BEGIN

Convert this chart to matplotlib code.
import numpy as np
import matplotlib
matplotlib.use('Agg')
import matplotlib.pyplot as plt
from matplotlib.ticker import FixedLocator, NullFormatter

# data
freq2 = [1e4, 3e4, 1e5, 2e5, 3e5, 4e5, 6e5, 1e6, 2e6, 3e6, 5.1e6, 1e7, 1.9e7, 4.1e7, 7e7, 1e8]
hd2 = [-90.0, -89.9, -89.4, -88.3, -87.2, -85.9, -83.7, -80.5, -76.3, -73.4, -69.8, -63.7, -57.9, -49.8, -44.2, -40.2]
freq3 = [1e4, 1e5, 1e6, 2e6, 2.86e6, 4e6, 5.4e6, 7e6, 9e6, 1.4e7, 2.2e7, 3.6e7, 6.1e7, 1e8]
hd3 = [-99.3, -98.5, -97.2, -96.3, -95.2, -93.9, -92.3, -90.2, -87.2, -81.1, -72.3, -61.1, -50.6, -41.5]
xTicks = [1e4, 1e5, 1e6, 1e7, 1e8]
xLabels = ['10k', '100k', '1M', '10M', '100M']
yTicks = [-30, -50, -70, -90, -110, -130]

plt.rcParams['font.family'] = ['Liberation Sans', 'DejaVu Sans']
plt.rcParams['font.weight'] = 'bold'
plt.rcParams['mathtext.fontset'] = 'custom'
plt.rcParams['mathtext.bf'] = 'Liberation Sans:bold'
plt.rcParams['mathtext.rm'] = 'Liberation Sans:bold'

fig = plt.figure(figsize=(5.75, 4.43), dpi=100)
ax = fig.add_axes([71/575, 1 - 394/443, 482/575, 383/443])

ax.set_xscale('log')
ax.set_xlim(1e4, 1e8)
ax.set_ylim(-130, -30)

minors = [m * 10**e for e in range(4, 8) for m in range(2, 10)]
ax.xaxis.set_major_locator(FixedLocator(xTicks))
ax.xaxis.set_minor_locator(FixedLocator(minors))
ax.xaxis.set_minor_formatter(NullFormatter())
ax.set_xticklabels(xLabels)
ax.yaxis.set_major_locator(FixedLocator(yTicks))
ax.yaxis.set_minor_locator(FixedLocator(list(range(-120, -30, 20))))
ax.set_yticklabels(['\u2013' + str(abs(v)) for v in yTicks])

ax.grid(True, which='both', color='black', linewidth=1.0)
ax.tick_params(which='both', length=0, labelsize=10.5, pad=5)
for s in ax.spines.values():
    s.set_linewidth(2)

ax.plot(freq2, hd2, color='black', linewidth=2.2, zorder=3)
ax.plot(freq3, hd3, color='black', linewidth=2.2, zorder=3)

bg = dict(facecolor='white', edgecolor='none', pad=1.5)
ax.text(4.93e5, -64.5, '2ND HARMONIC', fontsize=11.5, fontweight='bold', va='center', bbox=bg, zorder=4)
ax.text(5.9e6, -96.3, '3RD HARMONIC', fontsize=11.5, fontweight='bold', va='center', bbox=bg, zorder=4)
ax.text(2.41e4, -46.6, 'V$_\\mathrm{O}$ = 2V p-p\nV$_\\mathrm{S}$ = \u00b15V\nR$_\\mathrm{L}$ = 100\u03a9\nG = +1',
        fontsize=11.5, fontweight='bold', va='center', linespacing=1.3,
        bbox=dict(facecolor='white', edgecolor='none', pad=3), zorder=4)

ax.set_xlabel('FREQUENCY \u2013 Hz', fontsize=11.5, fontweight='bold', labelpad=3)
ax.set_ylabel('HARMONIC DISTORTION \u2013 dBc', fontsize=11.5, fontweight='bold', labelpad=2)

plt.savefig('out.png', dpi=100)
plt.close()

END

Beginning at the top of the data, extract each line through the line containing "from matplotlib.ticker import" and return those lines exactly, with nothing added.

Convert this chart to matplotlib code.
import numpy as np
import matplotlib
matplotlib.use('Agg')
import matplotlib.pyplot as plt
from matplotlib.ticker import FixedLocator, NullFormatter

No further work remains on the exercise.